Austin Top News – May 12, 2020

pennybacker bridge

Photo by Roschetzky Photography

 

The Austin Chamber of Commerce has a few more suggestions for local leaders and the Opening Central Texas for Business Task Force. The new chamber’s CEO Laura Huffman says they found some businesses are getting behind the idea of optional contact tracing. 

“That might be going into a restaurant and signing in as a customer and then signing back out so that the restaurants are aware of who’s been in and out. Some businesses are offering to do that,” Huffman says.

She is also recommending there be a vast improvement to worker access to the internet and childcare, noting these two problems spread across all industries.

The Texas Restaurant Association is calling out Mayor Steve Adler over his call for businesses to track customers. President and CEO Emily Williams Knight tells KXAN it’s an unfair burden to load onto the backs of small business owners.

“For a place like Austin, which is all about keeping Austin weird, supporting local independence; It just feels very different than what we’ve experienced before. I felt as an association we had to step forward and just say it’s simply not right,” Knight says.

There are also big privacy concerns and the restaurant association has sent a letter to the mayor denouncing his plan. 

2,717 cases of coronavirus had been found across Travis County. Austin Public Health says five more people have died, bringing that number out now up to 65. 87 people are in the hospital which is a drop from yesterday. At least 720 patients have recovered from the virus. 

The latest model shows Austin hospitals have remained very well equipped both in capacity and ventilator usage. Mayor Steve Adler says he does expect the numbers to rise in about a week when they start to reflect the impact of reopening the private sector. He says the city will determine a threshold for new hospitalizations per day. If that number is surpassed, that will likely trigger the city to take action. Although what specific action is still yet to be determined. 

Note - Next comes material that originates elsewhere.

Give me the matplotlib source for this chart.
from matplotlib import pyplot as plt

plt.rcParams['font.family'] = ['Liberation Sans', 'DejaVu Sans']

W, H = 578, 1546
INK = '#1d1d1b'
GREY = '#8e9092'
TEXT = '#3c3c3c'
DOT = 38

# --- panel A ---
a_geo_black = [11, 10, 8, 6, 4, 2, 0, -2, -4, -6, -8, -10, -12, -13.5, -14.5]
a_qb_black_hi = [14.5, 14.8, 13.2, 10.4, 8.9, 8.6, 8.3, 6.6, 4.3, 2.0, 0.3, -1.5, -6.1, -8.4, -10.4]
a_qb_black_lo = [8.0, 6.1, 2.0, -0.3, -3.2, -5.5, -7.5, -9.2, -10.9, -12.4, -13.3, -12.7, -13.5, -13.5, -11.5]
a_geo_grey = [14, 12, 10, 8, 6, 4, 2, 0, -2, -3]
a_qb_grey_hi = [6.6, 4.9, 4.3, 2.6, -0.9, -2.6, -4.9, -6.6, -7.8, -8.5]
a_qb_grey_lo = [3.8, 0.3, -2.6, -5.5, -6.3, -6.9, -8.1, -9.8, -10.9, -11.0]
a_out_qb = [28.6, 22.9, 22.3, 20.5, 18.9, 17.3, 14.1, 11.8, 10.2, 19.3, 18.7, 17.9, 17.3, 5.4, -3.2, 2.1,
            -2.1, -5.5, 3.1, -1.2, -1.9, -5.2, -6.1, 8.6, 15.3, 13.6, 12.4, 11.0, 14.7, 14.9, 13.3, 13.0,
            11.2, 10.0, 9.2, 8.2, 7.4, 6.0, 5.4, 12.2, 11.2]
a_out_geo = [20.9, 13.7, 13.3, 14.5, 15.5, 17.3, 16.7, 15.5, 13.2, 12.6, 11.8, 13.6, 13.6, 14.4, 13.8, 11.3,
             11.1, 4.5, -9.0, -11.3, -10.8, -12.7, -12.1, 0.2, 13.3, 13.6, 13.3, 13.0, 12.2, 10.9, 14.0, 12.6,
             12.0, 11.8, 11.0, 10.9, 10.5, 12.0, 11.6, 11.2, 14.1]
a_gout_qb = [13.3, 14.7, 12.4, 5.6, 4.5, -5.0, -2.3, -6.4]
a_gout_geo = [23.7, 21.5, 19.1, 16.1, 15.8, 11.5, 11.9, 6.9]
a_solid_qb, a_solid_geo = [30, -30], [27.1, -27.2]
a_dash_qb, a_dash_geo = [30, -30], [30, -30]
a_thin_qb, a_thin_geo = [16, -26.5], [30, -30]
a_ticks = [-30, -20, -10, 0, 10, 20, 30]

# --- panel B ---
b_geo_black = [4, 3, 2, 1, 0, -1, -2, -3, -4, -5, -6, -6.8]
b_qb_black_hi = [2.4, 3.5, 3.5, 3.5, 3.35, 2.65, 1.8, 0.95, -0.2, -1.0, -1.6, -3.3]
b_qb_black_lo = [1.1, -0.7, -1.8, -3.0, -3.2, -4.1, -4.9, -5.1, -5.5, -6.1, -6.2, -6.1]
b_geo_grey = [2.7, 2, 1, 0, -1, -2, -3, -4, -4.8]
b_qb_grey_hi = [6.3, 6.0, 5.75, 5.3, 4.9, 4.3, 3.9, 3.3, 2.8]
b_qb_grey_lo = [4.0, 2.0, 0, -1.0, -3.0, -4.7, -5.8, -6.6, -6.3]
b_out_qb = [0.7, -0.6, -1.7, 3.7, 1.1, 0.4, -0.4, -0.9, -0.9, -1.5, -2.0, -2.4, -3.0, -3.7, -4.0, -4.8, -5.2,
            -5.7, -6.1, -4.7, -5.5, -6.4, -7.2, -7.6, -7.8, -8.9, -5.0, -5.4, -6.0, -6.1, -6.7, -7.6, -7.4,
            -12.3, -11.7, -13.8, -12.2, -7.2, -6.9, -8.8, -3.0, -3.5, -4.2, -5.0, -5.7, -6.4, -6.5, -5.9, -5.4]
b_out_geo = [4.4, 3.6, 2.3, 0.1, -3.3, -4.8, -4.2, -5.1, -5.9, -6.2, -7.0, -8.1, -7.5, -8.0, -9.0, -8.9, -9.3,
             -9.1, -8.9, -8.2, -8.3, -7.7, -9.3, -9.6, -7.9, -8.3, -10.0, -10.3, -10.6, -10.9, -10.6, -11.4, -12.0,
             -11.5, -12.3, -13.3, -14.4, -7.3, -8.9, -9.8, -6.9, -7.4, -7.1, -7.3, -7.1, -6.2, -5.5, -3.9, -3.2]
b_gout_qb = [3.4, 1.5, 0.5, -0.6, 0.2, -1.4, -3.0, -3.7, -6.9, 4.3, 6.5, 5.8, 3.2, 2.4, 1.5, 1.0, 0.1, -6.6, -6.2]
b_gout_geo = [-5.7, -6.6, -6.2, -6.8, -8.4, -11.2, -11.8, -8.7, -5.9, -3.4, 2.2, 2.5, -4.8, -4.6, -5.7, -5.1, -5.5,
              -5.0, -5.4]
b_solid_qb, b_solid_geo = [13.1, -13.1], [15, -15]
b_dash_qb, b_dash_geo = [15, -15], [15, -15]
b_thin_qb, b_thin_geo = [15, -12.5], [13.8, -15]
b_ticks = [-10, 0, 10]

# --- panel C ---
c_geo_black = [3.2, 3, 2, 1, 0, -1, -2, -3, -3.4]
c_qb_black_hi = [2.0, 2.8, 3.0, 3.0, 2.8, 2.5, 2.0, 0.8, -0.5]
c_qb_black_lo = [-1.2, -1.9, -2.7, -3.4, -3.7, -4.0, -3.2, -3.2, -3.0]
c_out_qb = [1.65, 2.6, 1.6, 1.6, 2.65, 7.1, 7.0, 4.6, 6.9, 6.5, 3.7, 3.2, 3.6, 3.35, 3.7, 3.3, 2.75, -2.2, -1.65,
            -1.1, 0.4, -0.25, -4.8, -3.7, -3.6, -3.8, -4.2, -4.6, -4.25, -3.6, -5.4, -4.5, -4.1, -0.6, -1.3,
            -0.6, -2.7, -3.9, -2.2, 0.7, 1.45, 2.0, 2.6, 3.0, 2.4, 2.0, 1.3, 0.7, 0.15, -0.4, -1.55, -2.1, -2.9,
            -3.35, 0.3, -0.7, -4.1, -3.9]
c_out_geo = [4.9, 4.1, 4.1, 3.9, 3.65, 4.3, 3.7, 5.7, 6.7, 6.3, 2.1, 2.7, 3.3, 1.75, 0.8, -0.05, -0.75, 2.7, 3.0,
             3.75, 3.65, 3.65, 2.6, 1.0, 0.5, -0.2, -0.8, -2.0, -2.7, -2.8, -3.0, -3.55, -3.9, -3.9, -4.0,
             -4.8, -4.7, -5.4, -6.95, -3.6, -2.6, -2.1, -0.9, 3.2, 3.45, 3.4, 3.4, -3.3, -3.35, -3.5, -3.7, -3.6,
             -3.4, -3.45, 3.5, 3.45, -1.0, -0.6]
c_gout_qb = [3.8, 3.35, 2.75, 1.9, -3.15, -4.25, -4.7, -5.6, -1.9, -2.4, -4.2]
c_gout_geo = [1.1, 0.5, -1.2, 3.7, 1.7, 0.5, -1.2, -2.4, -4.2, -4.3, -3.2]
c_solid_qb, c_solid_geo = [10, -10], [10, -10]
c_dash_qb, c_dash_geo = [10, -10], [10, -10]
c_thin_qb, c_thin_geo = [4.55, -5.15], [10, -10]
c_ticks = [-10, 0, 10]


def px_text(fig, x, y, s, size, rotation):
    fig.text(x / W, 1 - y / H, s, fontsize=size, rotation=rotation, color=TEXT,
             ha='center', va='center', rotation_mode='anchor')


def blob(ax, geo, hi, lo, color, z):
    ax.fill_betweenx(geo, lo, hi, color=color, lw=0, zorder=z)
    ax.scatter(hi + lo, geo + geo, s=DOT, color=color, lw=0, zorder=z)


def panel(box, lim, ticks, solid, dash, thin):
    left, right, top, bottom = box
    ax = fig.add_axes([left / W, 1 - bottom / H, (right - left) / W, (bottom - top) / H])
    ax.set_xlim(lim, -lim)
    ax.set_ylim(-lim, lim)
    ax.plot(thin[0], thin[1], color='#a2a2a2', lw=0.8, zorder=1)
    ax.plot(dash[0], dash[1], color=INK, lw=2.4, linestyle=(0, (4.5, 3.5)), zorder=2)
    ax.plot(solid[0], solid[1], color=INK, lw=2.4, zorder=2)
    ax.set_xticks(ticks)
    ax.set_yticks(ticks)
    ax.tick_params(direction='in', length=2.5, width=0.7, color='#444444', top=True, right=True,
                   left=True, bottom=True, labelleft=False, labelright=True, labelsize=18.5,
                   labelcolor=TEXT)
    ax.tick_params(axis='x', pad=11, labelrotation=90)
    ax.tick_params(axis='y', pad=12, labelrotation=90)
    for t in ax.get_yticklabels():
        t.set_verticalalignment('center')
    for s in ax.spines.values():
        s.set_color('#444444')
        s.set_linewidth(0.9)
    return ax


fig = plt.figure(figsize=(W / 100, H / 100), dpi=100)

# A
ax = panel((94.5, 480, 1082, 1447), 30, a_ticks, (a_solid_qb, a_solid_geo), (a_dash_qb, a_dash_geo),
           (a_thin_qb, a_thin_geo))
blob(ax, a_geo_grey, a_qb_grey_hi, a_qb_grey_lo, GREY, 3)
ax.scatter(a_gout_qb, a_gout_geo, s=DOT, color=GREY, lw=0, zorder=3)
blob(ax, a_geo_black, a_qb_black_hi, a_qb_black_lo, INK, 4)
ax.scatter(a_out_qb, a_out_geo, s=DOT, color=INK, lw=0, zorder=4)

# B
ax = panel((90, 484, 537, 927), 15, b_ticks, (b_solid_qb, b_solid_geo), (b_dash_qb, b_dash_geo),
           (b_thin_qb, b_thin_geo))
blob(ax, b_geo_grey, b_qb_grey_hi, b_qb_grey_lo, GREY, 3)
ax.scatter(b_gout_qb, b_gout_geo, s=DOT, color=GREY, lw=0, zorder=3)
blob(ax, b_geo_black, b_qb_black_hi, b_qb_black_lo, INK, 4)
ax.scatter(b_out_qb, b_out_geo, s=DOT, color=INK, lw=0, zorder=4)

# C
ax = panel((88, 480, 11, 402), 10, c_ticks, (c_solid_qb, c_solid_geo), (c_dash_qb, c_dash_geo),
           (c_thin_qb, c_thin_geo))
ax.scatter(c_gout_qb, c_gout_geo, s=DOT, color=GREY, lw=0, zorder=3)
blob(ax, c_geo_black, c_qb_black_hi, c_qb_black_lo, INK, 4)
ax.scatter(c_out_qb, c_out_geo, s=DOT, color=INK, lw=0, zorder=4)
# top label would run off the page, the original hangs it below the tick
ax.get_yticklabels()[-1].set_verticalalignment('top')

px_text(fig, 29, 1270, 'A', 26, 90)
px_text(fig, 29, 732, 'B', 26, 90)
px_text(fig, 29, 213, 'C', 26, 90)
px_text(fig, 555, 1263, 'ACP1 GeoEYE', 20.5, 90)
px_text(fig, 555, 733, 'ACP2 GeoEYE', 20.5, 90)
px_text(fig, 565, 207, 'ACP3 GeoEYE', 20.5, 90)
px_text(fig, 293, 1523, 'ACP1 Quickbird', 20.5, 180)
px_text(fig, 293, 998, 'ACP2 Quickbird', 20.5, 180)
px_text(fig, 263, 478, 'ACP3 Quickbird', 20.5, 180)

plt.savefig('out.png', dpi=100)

The wave of closures involving longtime Austin businesses continues with the announcement that Shady Grove is locking its doors for good. The restaurant has been in operation for 28 years on Barton Springs Road. Management says that even with curbside or delivery service, the costs have become too high to continue. 

The COTA food drive that was held over the weekend at Circuit of the Americas collected more than 1.6 million meals and $200,000 for the Central Texas Food Bank. The track was opened up to the public for the first time ever and more than 20,000 people turned up.

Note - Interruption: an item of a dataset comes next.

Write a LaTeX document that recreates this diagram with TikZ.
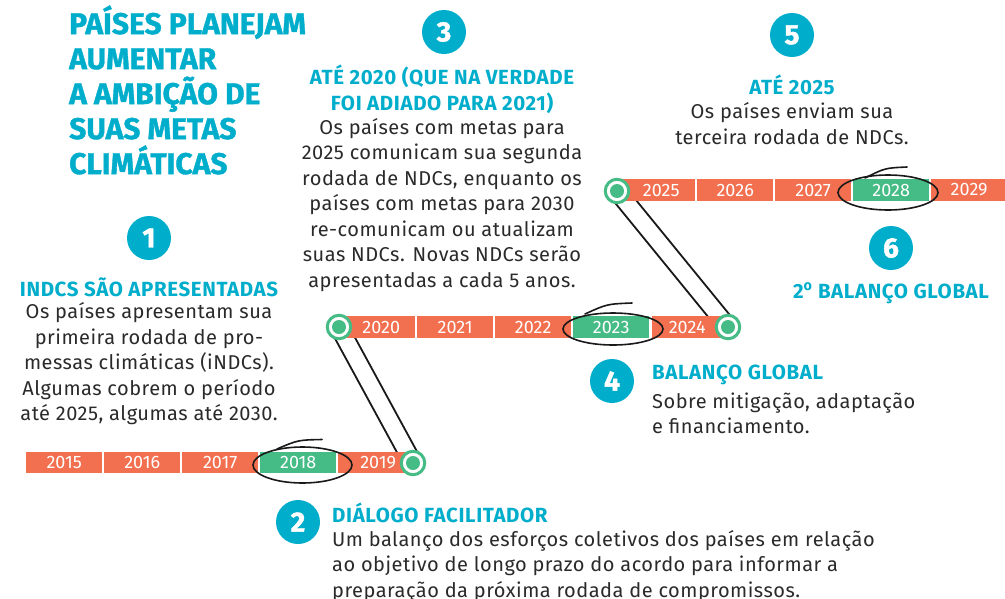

The National Multifamily Housing Council says 80% of Americans made rent payments this month, and that isn’t far off from what we’ve seen here locally. Emily Blair, with the Austin Department Association tells KVUE it’s really anybody’s guess if that high percentage will continue into next month.

“It’s so rapidly changing,” says Blair, “it’s really impossible to foresee what would happen for June.”

The number showed landlords are working with tenants and that local state and federal aid is helping quite a few people. 

The Salvation Army in Austin is now requiring daily screenings of all staff and shelter residents before allowing anyone inside. That includes the Downtown Shelter, the Shelter for Women and Children and the new Rathgeber Center. Anyone with a temperature higher than 100.4 will be considered for placement in an alternative isolation facility. 

Austin’s airport has seen a slight increase in passengers over the past week. Spokesman Bryce Dubee tells CBS Austin as few as 500 people a day were passing through the airport in mid April, but yesterday was one of the busiest days since then. 

“We seem to have a new baseline of between 1,500-1800 passengers, at least outbound flying every day,” Dubee says.

It is a far cry from what it was a year ago, when the number was more than 2.6 million. Right now, overall passenger traffic is about 8% of that. 

On Monday, Buda will reopen City Hall and the Public Safety Building, which includes the police department. Capacity is limited. City employees will have to wear masks and socially distance. You won’t be required to wear a mask, but the city is highly recommending that you do.